Attracted to a more radical form of revolutionary Marxism, he along with Sushital Ray Chowdhury and some other Calcutta intellectuals, supported the Charu Majumdar-led Naxalbari uprising in May 1967. In April 1969, he was also one of the founder members of Communist Party of India (Marxist–Leninist), CPI (ML), an organisation which was outlawed a year later for conducting armed guerrilla warfare targeted at the landlords and the police.

==Death==
Police Arrested Dutta from his friend Debiprasad Chattapadhyaya's home on the night of August 4–5, 1971. It is stated that he was killed by the Kolkata Police on the Aryan Club ground in the Kolkata Maidan that very morning. It is also said that the movie star Uttam Kumar witnessed the shooting while on a morning walk, but talked about it much later when drunk; this is the storyline of the 1994 Bengali-language movie Sopan. Bengali writer Dibyendu Palit also portrayed the incident in his novel Sahajoddha.

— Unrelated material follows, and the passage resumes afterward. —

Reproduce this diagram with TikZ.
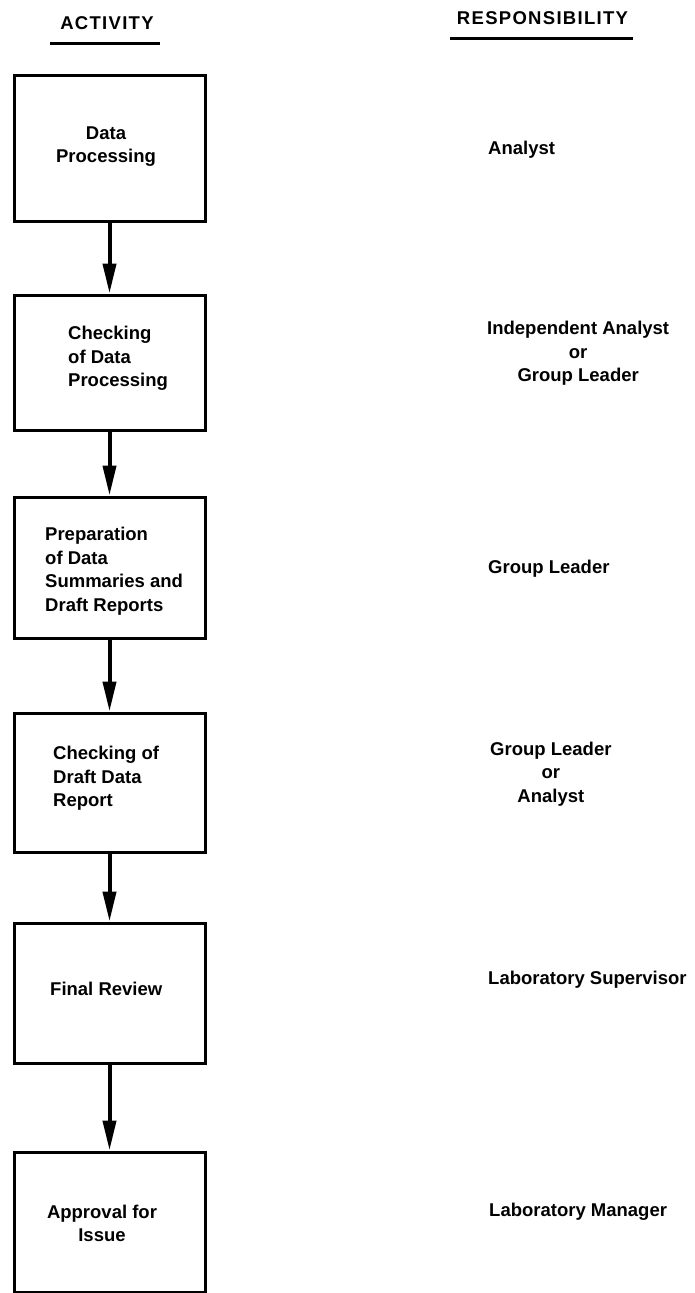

In 1977, after the CPI(M) returned to power with a Left-front majority, many Naxalite sympathisers signed on a petition seeking an investigation of Saroj Dutta's death. The petition was given to the chief minister Jyoti Basu. However, no investigation has ever been held.

His comrade, Charu Majumdar died in police custody a year later.

== Film ==
A feature-length documentary film, S.D. :Saroj Dutta and His Times, directed by Kasturi Basu and Mitali Biswas in 2018, featured Dutta's journey as a poet, journalist, translator, ideologue and revolutionary. The film contains the only on-camera interviews of two eyewitnesses - Debiprasad Chattopadhyay and Manjusha Chattopadhyay - of Saroj Dutta's abduction and disappearance by the Kolkata Police.